CARACAS (Reuters) - Venezuela’s National Assembly, led by opposition leader Juan Guaido, on Tuesday authorized an interest payment on an overdue bond, in a bid to keep the country’s crown jewel overseas asset out of creditor hands.
The $71 million interest payment will be paid on state oil company PDVSA’s 2020 bond, which is backed by shares in its subsidiary, U.S. refiner Citgo Petroleum. Failure to make the payment could prompt creditors to attempt to seize up to half of the shares in Citgo.
Venezuelan President Nicolas Maduro’s government had remained current on the 2020 bond in order to avoid losing Citgo, even as it has fallen behind on more than $9 billion in payments on other debt issued by the government and by PDVSA.
But the latest interest payment, due on April 27, remains outstanding. PDVSA has a 30-day grace period in which to make the payment before creditors can attempt to seize the shares.
The United States slapped sanctions on PDVSA in January in a bid to pressure Maduro, a socialist labeled a dictator by the Trump administration and many other countries in the region, to step down. That would have complicated any effort by a Maduro-linked entity to make the payment.

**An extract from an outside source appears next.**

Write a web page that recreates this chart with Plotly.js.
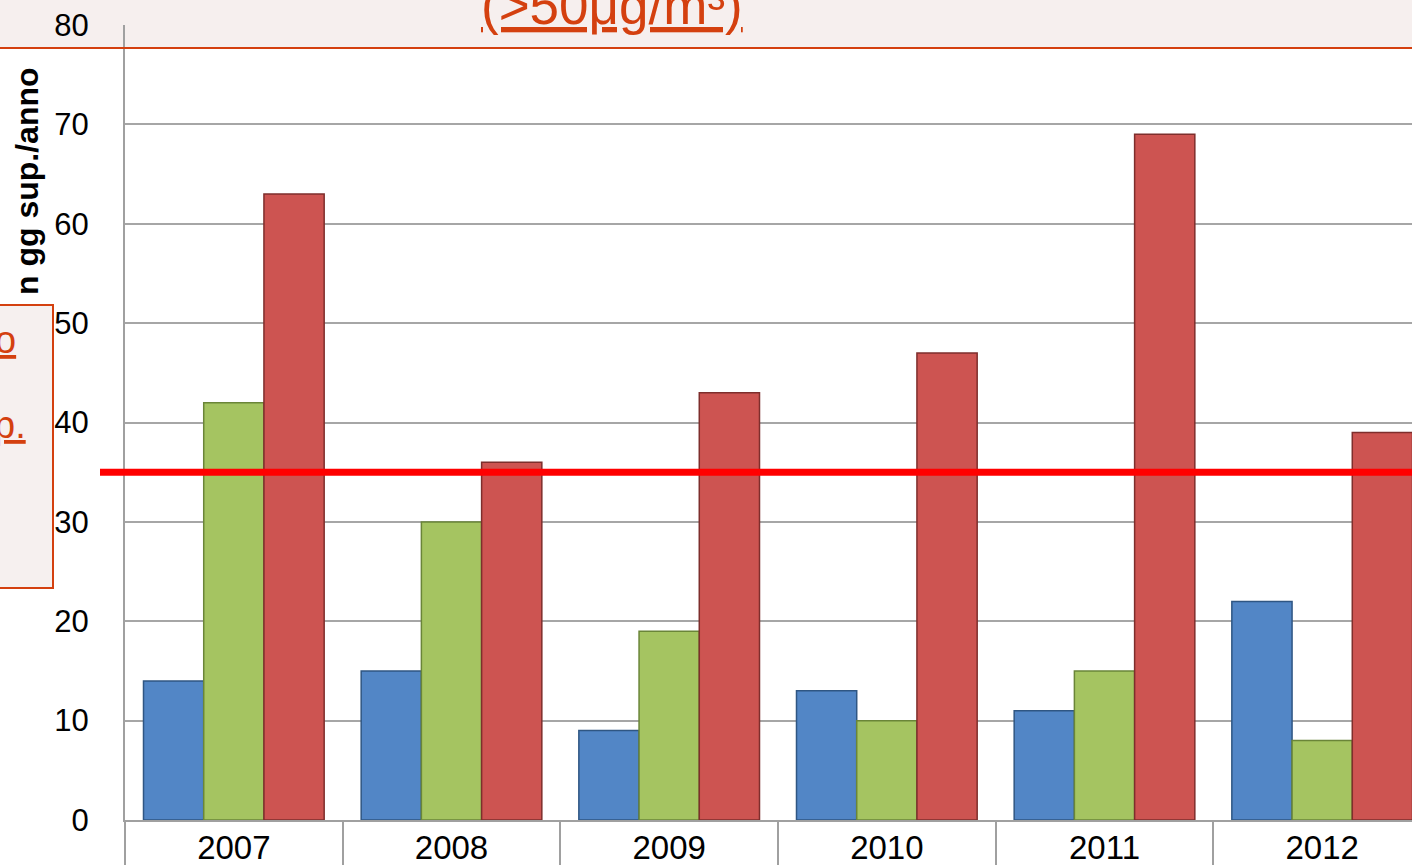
<!DOCTYPE html>
<html>
<head>
<meta charset="utf-8">
<script src="https://cdn.plot.ly/plotly-3.0.1.min.js"></script>
<style>
html,body{margin:0;padding:0;overflow:hidden;background:#fff;width:1412px;height:865px;}
#chart{width:1440px;height:880px;}
</style>
</head>
<body>
<div id="chart"></div>
<script>
// ---- data ----
var years = ["2007", "2008", "2009", "2010", "2011", "2012"];
var seriesBlue = [14, 15, 9, 13, 11, 22];
var seriesGreen = [42, 30, 19, 10, 15, 8];
var seriesRed = [63, 36, 43, 47, 69, 39];
var limitValue = 35;
var yTicks = [0, 10, 20, 30, 40, 50, 60, 70, 80];
var titleText = "(>50μg/m³)";
var yTitleText = "n gg sup./anno";
var boxTexts = ["o", "p."];

// ---- layout helpers (pixel -> paper) ----
var L = 125, PW = 1306, T = 25, PH = 795;
function px(X){ return (X - L) / PW; }
function py(Y){ return (T + PH - Y) / PH; }

var numFont = "Liberation Sans, Arial, sans-serif";
var orange = "#d4400f";

function bar(vals, color, edge){
  return {
    type: "bar", x: years, y: vals,
    marker: {color: color, line: {color: edge, width: 1.5}},
    hoverinfo: "skip", showlegend: false
  };
}

var data = [
  bar(seriesBlue, "#5286c6", "#2f5683"),
  bar(seriesGreen, "#a5c461", "#6a8538"),
  bar(seriesRed, "#cd5451", "#7e2e2c")
];

var layout = {
  width: 1440, height: 880,
  margin: {l: L, r: 1440 - L - PW, t: T, b: 880 - T - PH, pad: 0},
  paper_bgcolor: "#ffffff",
  plot_bgcolor: "rgba(0,0,0,0)",
  barmode: "group", bargap: 0.17, bargroupgap: 0,
  showlegend: false,
  xaxis: {
    type: "category", tickson: "boundaries",
    ticks: "outside", ticklen: 60, tickwidth: 2, tickcolor: "#a0a0a0",
    ticklabelstandoff: -3,
    showline: true, linecolor: "#a0a0a0", linewidth: 2,
    showgrid: false, zeroline: false,
    tickfont: {family: numFont, size: 33, color: "#000"}
  },
  yaxis: {
    range: [0, 80], tickvals: yTicks, ticktext: yTicks.map(String),
    ticks: "", ticklabelstandoff: 28,
    showline: true, linecolor: "#a0a0a0", linewidth: 2,
    showgrid: true, gridcolor: "#a6a6a6", gridwidth: 2,
    zeroline: false,
    tickfont: {family: numFont, size: 31, color: "#000"}
  },
  shapes: [
    // header band
    {type: "rect", xref: "paper", yref: "paper", layer: "below",
     x0: px(-20), x1: px(1450), y0: py(48), y1: py(-10),
     fillcolor: "#f6efee", line: {width: 0}},
    // header line
    {type: "line", xref: "paper", yref: "paper", layer: "above",
     x0: px(-20), x1: px(1450), y0: py(48), y1: py(48),
     line: {color: orange, width: 2}},
    // left box
    {type: "rect", xref: "paper", yref: "paper", layer: "above",
     x0: px(-20), x1: px(53), y0: py(588), y1: py(305),
     fillcolor: "#f6f0ef", line: {color: orange, width: 2}},
    // limit line
    {type: "line", xref: "paper", yref: "y", layer: "above",
     x0: px(100), x1: px(1450), y0: limitValue, y1: limitValue,
     line: {color: "#ff0000", width: 7}}
  ],
  annotations: [
    {text: "<u>" + titleText + "</u>", xref: "paper", yref: "paper",
     x: px(612), y: py(37), xanchor: "center", yanchor: "bottom",
     showarrow: false, font: {family: "Liberation Sans, Arial, sans-serif", size: 53, color: orange}},
    {text: "<b>" + yTitleText + "</b>", xref: "paper", yref: "paper",
     x: px(27), y: py(181), xanchor: "center", yanchor: "middle", textangle: -90,
     showarrow: false, font: {family: "Liberation Sans, Arial, sans-serif", size: 32, color: "#000"}},
    {text: "<u>" + boxTexts[0] + "</u>", xref: "paper", yref: "paper",
     x: px(18), y: py(340), xanchor: "right", yanchor: "middle",
     showarrow: false, font: {family: "Liberation Sans, Arial, sans-serif", size: 38, color: orange}},
    {text: "<u>" + boxTexts[1] + "</u>", xref: "paper", yref: "paper",
     x: px(28), y: py(425), xanchor: "right", yanchor: "middle",
     showarrow: false, font: {family: "Liberation Sans, Arial, sans-serif", size: 38, color: orange}}
  ]
};

Plotly.newPlot("chart", data, layout, {staticPlot: true, displayModeBar: false});
</script>
</body>
</html>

Jose Ignacio Hernandez, who Guaido has named as a special prosecutor representing Venezuela’s interests abroad, said the team would pay the bonds with funds that were frozen due to U.S. sanctions.
“Paying interest on the PDVSA 2020 bond is, under the current conditions, the only option that allows us to protect the Venezuelan state’s assets, and leaves the government in a better position for its strategy to renegotiate public debt,” Hernandez said in a statement.
Allies of Guaido, who in January invoked the country’s constitution to assume an interim presidency, arguing Maduro’s 2018 re-election was illegitimate, have said they would seek an authorization from the U.S. Treasury Department to make the payment.
Neither PDVSA nor Venezuela’s oil ministry responded to requests for comment on the payment authorization. Maduro has accused the opposition of attempting to “steal” Citgo.
Holders of the 2020 bond are not the only threats to Venezuela’s continued ownership of Citgo. Canadian miner Crystallex is attempting to seize shares in the company as compensation for an unpaid arbitration award after Venezuela expropriated its gold mining project.
Venezuela also pledged part of Citgo to Russia as collateral for a $1.5 billion loan.